What DHS reportedly posted — and what the DOJ actually proved
Federal charging papers and the DOJ press release make clear that law enforcement stopped a serious plan and arrested suspects. FBI Director Kash Patel and Acting Attorney General Todd Blanche praised the quick work that stopped the plot. The fresh point being pushed on social media is that one of the men accused, Abraham Hermosillo Alvarez, has immigration ties: overstayed a B-2 visa, later granted DACA, and allegedly has an ICE detainer. But reporters who looked for the DHS post on the agency’s official feeds couldn’t find it, and no formal DHS or ICE press release on those exact immigration claims was publicly archived at the time of those searches.
DACA, national security, and a lesson in policy blindness
Here’s the uncomfortable question politicians refuse to answer: if someone who is accused of plotting mass violence can be in the country under DACA, what message does that send about border policy and public safety? DACA is a discretionary program. It was never meant to be a path to citizenship, yet it does let people work and stay temporarily. Democrats sell it as a moral imperative. Fine — but policymakers also have to answer hard questions when an alleged planner of a terror-style attack turns out to have been admitted under immigration discretion.
ICE detainers and the need for real accountability
If ICE has lodged a detainer, local jails and federal partners should honor it and ICE should make that public. If no detainer was lodged, then why are social posts saying otherwise? Either way, agencies must be transparent and fast. The public deserves straight answers, not social-media theater. Local authorities and federal partners must cooperate to remove dangerous loopholes that let people with questionable records remain at large.

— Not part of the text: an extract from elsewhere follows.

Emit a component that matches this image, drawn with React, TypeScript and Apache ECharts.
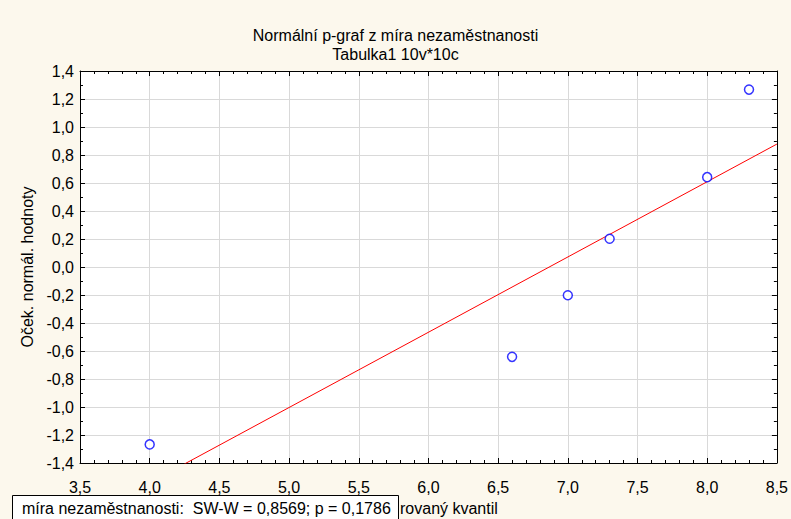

Conclusion: enforce the law, fix the policy, and stop the excuses
The quick arrest of these suspects shows law enforcement can act when it has the will and the tools. The longer term fix is political and legal: Congress and the administration must secure the border, make immigration consequences real, and stop pretending policy slogans are substitutes for enforcement. If DHS did post what is now being quoted, they should preserve that post and say so officially. If they didn’t, the spin machine needs to be called out. Either way, America deserves safety, not excuses — and nobody should be allowed to hide behind a feel-good program while plotting violence on our soil.